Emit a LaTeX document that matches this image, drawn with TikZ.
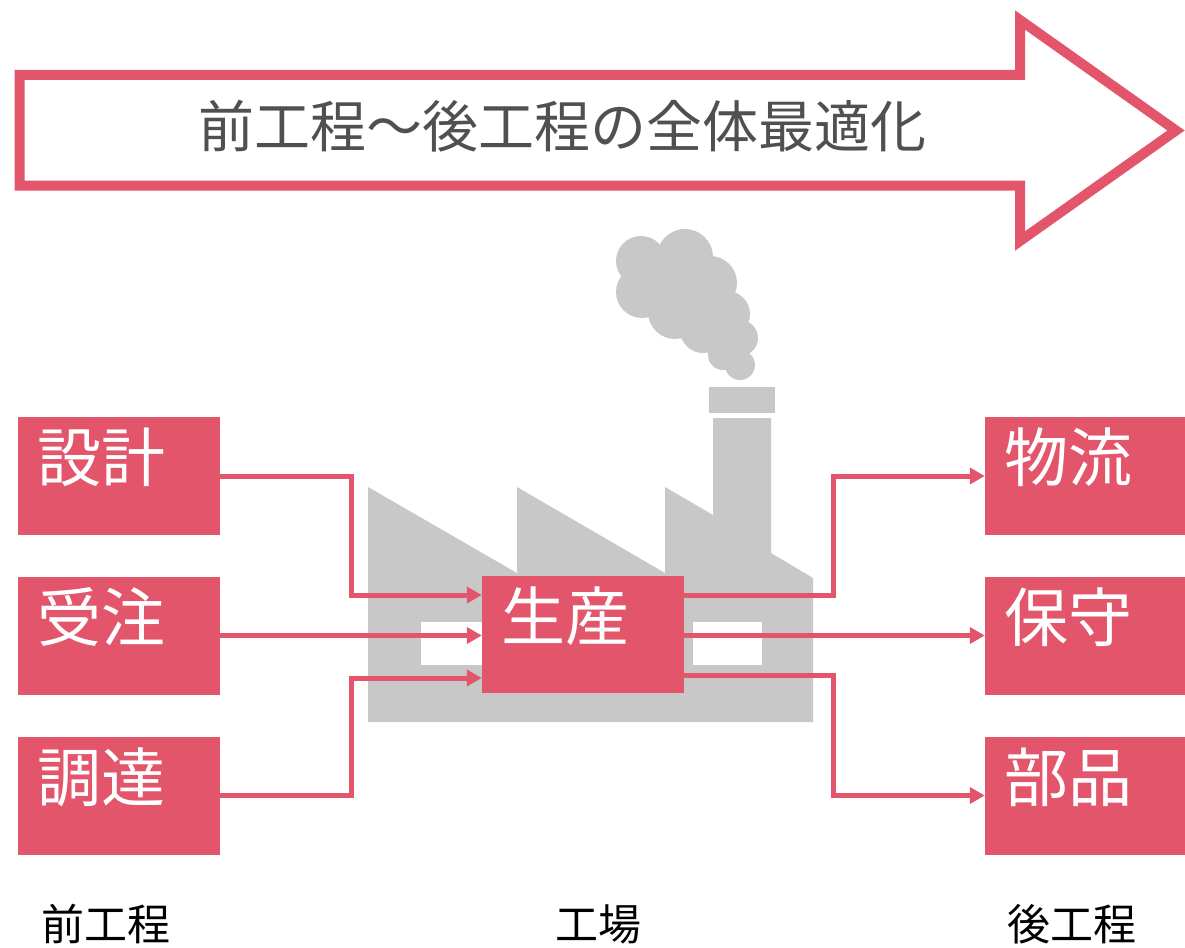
\documentclass[tikz,border=0pt]{standalone}
\usepackage{fontspec}
\setmainfont{Noto Sans CJK JP}
\usetikzlibrary{arrows.meta,calc}
\definecolor{rosa}{RGB}{227,85,107}
\definecolor{smoke}{RGB}{200,200,200}
\definecolor{ink}{RGB}{80,80,80}

\begin{document}
\begin{tikzpicture}[x=1pt, y=-1pt,
    box/.style={fill=rosa, minimum width=202pt, minimum height=118pt, inner sep=0pt},
    lbl/.style={anchor=north west, text=white, inner xsep=19pt, inner ysep=11pt,
      font=\fontsize{64}{70}\selectfont},
    flow/.style={draw=rosa, line width=5pt, -{Triangle[length=15pt, width=16pt]}},
    foot/.style={font=\fontsize{43}{48}\selectfont}]
  \useasboundingbox (0,0) rectangle (1185,947);

  \draw[draw=rosa, line width=10pt, fill=white] (19.5,75) -- (1020,75) -- (1020,20)
    -- (1176,130.5) -- (1020,241) -- (1020,185.5) -- (19.5,185.5) -- cycle;
  \node[text=ink, font=\fontsize{56}{60}\selectfont] (goal) at (562,126)
    {前工程〜後工程の全体最適化};

  \fill[smoke] (368,722) -- (368,487) -- (517,573) -- (517,487) -- (665,573)
    -- (665,487) -- (713,515) -- (713,418) -- (771,418) -- (771,553)
    -- (813,578) -- (813,722) -- cycle;
  \fill[smoke] (709,387) rectangle (775,413);
  \foreach \cx/\cy/\r in {685/257/28, 641/261/25, 642/292/26, 675/312/27,
      710/283/27, 727/314/23, 740/338/18, 723/355/15, 740/365/15,
      703/330/23, 690/295/30, 663/280/26, 718/340/16}
    \fill[smoke] (\cx,\cy) circle[radius=\r pt];
  \fill[white] (421,622) rectangle (490,665);
  \fill[white] (693,622) rectangle (762,665);

  \node[box, label={[lbl]north west:設計}] (pre1) at (119,476) {};
  \node[box, label={[lbl]north west:受注}] (pre2) at (119,635.5) {};
  \node[box, label={[lbl]north west:調達}] (pre3) at (119,795.5) {};
  \node[box, minimum height=117pt, label={[lbl]north west:生産}] (prod) at (583,634.5) {};
  \node[box, label={[lbl]north west:物流}] (post1) at (1086,476) {};
  \node[box, label={[lbl]north west:保守}] (post2) at (1086,635.5) {};
  \node[box, label={[lbl]north west:部品}] (post3) at (1086,795.5) {};

  \coordinate (jl) at (351,0);
  \coordinate (jr) at (833,0);
  \coordinate (in1) at ($(prod.west)+(0,-39.5)$);
  \coordinate (in3) at ($(prod.west)+(0,43.5)$);
  \coordinate (out1) at ($(prod.east)+(0,-39.5)$);
  \coordinate (out3) at ($(prod.east)+(0,41)$);

  \draw[flow] (pre1.east) -| (jl |- in1) -- (in1);
  \draw[flow] (pre2.east) -- (pre2 -| prod.west);
  \draw[flow] (pre3.east) -| (jl |- in3) -- (in3);
  \draw[flow] (out1) -| (jr |- post1) -- (post1.west);
  \draw[flow] (prod.east |- post2) -- (post2.west);
  \draw[flow] (out3) -| (jr |- post3) -- (post3.west);

  \node[foot] (stage1) at (105.5,924) {前工程};
  \node[foot] (stage2) at (598.5,924) {工場};
  \node[foot] (stage3) at (1071.5,924) {後工程};
\end{tikzpicture}
\end{document}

Exercise task — Reproduce each line word for word and drop the pictures.

Solution —
Emit a LaTeX document that matches this image, drawn with TikZ.
\documentclass[tikz,border=0pt]{standalone}
\usepackage{fontspec}
\setmainfont{Noto Sans CJK JP}
\usetikzlibrary{arrows.meta,calc}
\definecolor{rosa}{RGB}{227,85,107}
\definecolor{smoke}{RGB}{200,200,200}
\definecolor{ink}{RGB}{80,80,80}

\begin{document}
\begin{tikzpicture}[x=1pt, y=-1pt,
    box/.style={fill=rosa, minimum width=202pt, minimum height=118pt, inner sep=0pt},
    lbl/.style={anchor=north west, text=white, inner xsep=19pt, inner ysep=11pt,
      font=\fontsize{64}{70}\selectfont},
    flow/.style={draw=rosa, line width=5pt, -{Triangle[length=15pt, width=16pt]}},
    foot/.style={font=\fontsize{43}{48}\selectfont}]
  \useasboundingbox (0,0) rectangle (1185,947);

  \draw[draw=rosa, line width=10pt, fill=white] (19.5,75) -- (1020,75) -- (1020,20)
    -- (1176,130.5) -- (1020,241) -- (1020,185.5) -- (19.5,185.5) -- cycle;
  \node[text=ink, font=\fontsize{56}{60}\selectfont] (goal) at (562,126)
    {前工程〜後工程の全体最適化};

  \fill[smoke] (368,722) -- (368,487) -- (517,573) -- (517,487) -- (665,573)
    -- (665,487) -- (713,515) -- (713,418) -- (771,418) -- (771,553)
    -- (813,578) -- (813,722) -- cycle;
  \fill[smoke] (709,387) rectangle (775,413);
  \foreach \cx/\cy/\r in {685/257/28, 641/261/25, 642/292/26, 675/312/27,
      710/283/27, 727/314/23, 740/338/18, 723/355/15, 740/365/15,
      703/330/23, 690/295/30, 663/280/26, 718/340/16}
    \fill[smoke] (\cx,\cy) circle[radius=\r pt];
  \fill[white] (421,622) rectangle (490,665);
  \fill[white] (693,622) rectangle (762,665);

  \node[box, label={[lbl]north west:設計}] (pre1) at (119,476) {};
  \node[box, label={[lbl]north west:受注}] (pre2) at (119,635.5) {};
  \node[box, label={[lbl]north west:調達}] (pre3) at (119,795.5) {};
  \node[box, minimum height=117pt, label={[lbl]north west:生産}] (prod) at (583,634.5) {};
  \node[box, label={[lbl]north west:物流}] (post1) at (1086,476) {};
  \node[box, label={[lbl]north west:保守}] (post2) at (1086,635.5) {};
  \node[box, label={[lbl]north west:部品}] (post3) at (1086,795.5) {};

  \coordinate (jl) at (351,0);
  \coordinate (jr) at (833,0);
  \coordinate (in1) at ($(prod.west)+(0,-39.5)$);
  \coordinate (in3) at ($(prod.west)+(0,43.5)$);
  \coordinate (out1) at ($(prod.east)+(0,-39.5)$);
  \coordinate (out3) at ($(prod.east)+(0,41)$);

  \draw[flow] (pre1.east) -| (jl |- in1) -- (in1);
  \draw[flow] (pre2.east) -- (pre2 -| prod.west);
  \draw[flow] (pre3.east) -| (jl |- in3) -- (in3);
  \draw[flow] (out1) -| (jr |- post1) -- (post1.west);
  \draw[flow] (prod.east |- post2) -- (post2.west);
  \draw[flow] (out3) -| (jr |- post3) -- (post3.west);

  \node[foot] (stage1) at (105.5,924) {前工程};
  \node[foot] (stage2) at (598.5,924) {工場};
  \node[foot] (stage3) at (1071.5,924) {後工程};
\end{tikzpicture}
\end{document}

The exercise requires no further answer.